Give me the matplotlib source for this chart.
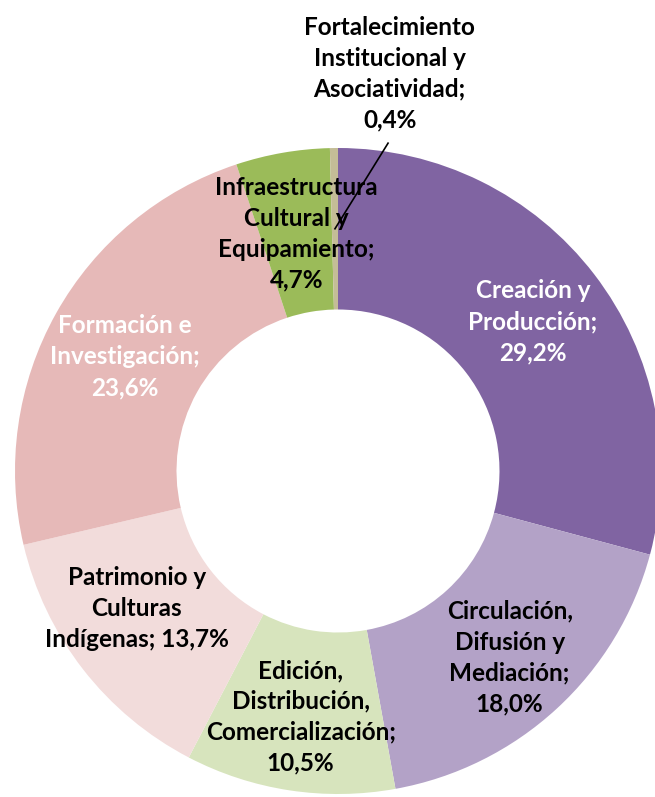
import numpy as np
import matplotlib
matplotlib.use("Agg")
from matplotlib import pyplot as plt

categorias = [
    "Creación y\nProducción",
    "Circulación,\nDifusión y\nMediación",
    "Edición,\nDistribución,\nComercialización",
    "Patrimonio y\nCulturas\nIndígenas",
    "Formación e\nInvestigación",
    "Infraestructura\nCultural y\nEquipamiento",
    "Fortalecimiento\nInstitucional y\nAsociatividad",
]
valores = [29.2, 18.0, 10.5, 13.7, 23.6, 4.7, 0.4]
etiquetas = [
    "Creación y\nProducción;\n29,2%",
    "Circulación,\nDifusión y\nMediación;\n18,0%",
    "Edición,\nDistribución,\nComercialización;\n10,5%",
    "Patrimonio y\nCulturas\nIndígenas; 13,7%",
    "Formación e\nInvestigación;\n23,6%",
    "Infraestructura\nCultural y\nEquipamiento;\n4,7%",
    "Fortalecimiento\nInstitucional y\nAsociatividad;\n0,4%",
]
colores = ["#8064A2", "#B3A2C7", "#D7E4BD", "#F2DCDB", "#E6B9B8", "#9BBB59", "#C4BD97"]
color_texto = ["white", "black", "black", "black", "white", "black", "black"]

plt.rcParams["font.family"] = ["Lato", "DejaVu Sans"]

fig = plt.figure(figsize=(6.55, 7.97), dpi=100)
ax = fig.add_axes([0, 0, 1, 1])

wedges, _ = ax.pie(
    valores,
    colors=colores,
    startangle=90,
    counterclock=False,
    radius=1.0,
    wedgeprops=dict(width=0.5, linewidth=0),
)

# centro del anillo en pixeles (338, 471), radio 323 px
cx, cy, R = 338, 471, 323
ax.set_xlim(-cx / R, (655 - cx) / R)
ax.set_ylim((cy - 797) / R, cy / R)
ax.set_aspect("equal")
ax.axis("off")

fs = 17.5
# radio de la etiqueta y pequeño ajuste de angulo (grados)
radios_etiqueta = [0.76, 0.785, 0.77, 0.755, 0.75, 0.745, None]
ajuste_angulo = [0, 0, 0, -3.5, 1, 0, 0]
for i, w in enumerate(wedges):
    ang = np.deg2rad((w.theta1 + w.theta2) / 2 + ajuste_angulo[i])
    if radios_etiqueta[i] is None:
        # etiqueta externa con linea guia
        px, py = 0.75 * np.cos(ang), 0.75 * np.sin(ang)
        ax.plot([px, 0.155], [py, 1.015], color="black", lw=1.2)
        ax.text(0.16, 1.23, etiquetas[i], ha="center", va="center",
                fontsize=fs, fontweight="bold", color=color_texto[i],
                linespacing=1.42)
        continue
    r = radios_etiqueta[i]
    ax.text(r * np.cos(ang), r * np.sin(ang), etiquetas[i],
            ha="center", va="center", fontsize=fs, fontweight="bold",
            color=color_texto[i], linespacing=1.42)

plt.savefig("out.png", dpi=100)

Set exercise -> Could you repeat all of the material exactly? Pictures should not be copied.

Final result ->
Give me the matplotlib source for this chart.
import numpy as np
import matplotlib
matplotlib.use("Agg")
from matplotlib import pyplot as plt

categorias = [
    "Creación y\nProducción",
    "Circulación,\nDifusión y\nMediación",
    "Edición,\nDistribución,\nComercialización",
    "Patrimonio y\nCulturas\nIndígenas",
    "Formación e\nInvestigación",
    "Infraestructura\nCultural y\nEquipamiento",
    "Fortalecimiento\nInstitucional y\nAsociatividad",
]
valores = [29.2, 18.0, 10.5, 13.7, 23.6, 4.7, 0.4]
etiquetas = [
    "Creación y\nProducción;\n29,2%",
    "Circulación,\nDifusión y\nMediación;\n18,0%",
    "Edición,\nDistribución,\nComercialización;\n10,5%",
    "Patrimonio y\nCulturas\nIndígenas; 13,7%",
    "Formación e\nInvestigación;\n23,6%",
    "Infraestructura\nCultural y\nEquipamiento;\n4,7%",
    "Fortalecimiento\nInstitucional y\nAsociatividad;\n0,4%",
]
colores = ["#8064A2", "#B3A2C7", "#D7E4BD", "#F2DCDB", "#E6B9B8", "#9BBB59", "#C4BD97"]
color_texto = ["white", "black", "black", "black", "white", "black", "black"]

plt.rcParams["font.family"] = ["Lato", "DejaVu Sans"]

fig = plt.figure(figsize=(6.55, 7.97), dpi=100)
ax = fig.add_axes([0, 0, 1, 1])

wedges, _ = ax.pie(
    valores,
    colors=colores,
    startangle=90,
    counterclock=False,
    radius=1.0,
    wedgeprops=dict(width=0.5, linewidth=0),
)

# centro del anillo en pixeles (338, 471), radio 323 px
cx, cy, R = 338, 471, 323
ax.set_xlim(-cx / R, (655 - cx) / R)
ax.set_ylim((cy - 797) / R, cy / R)
ax.set_aspect("equal")
ax.axis("off")

fs = 17.5
# radio de la etiqueta y pequeño ajuste de angulo (grados)
radios_etiqueta = [0.76, 0.785, 0.77, 0.755, 0.75, 0.745, None]
ajuste_angulo = [0, 0, 0, -3.5, 1, 0, 0]
for i, w in enumerate(wedges):
    ang = np.deg2rad((w.theta1 + w.theta2) / 2 + ajuste_angulo[i])
    if radios_etiqueta[i] is None:
        # etiqueta externa con linea guia
        px, py = 0.75 * np.cos(ang), 0.75 * np.sin(ang)
        ax.plot([px, 0.155], [py, 1.015], color="black", lw=1.2)
        ax.text(0.16, 1.23, etiquetas[i], ha="center", va="center",
                fontsize=fs, fontweight="bold", color=color_texto[i],
                linespacing=1.42)
        continue
    r = radios_etiqueta[i]
    ax.text(r * np.cos(ang), r * np.sin(ang), etiquetas[i],
            ha="center", va="center", fontsize=fs, fontweight="bold",
            color=color_texto[i], linespacing=1.42)

plt.savefig("out.png", dpi=100)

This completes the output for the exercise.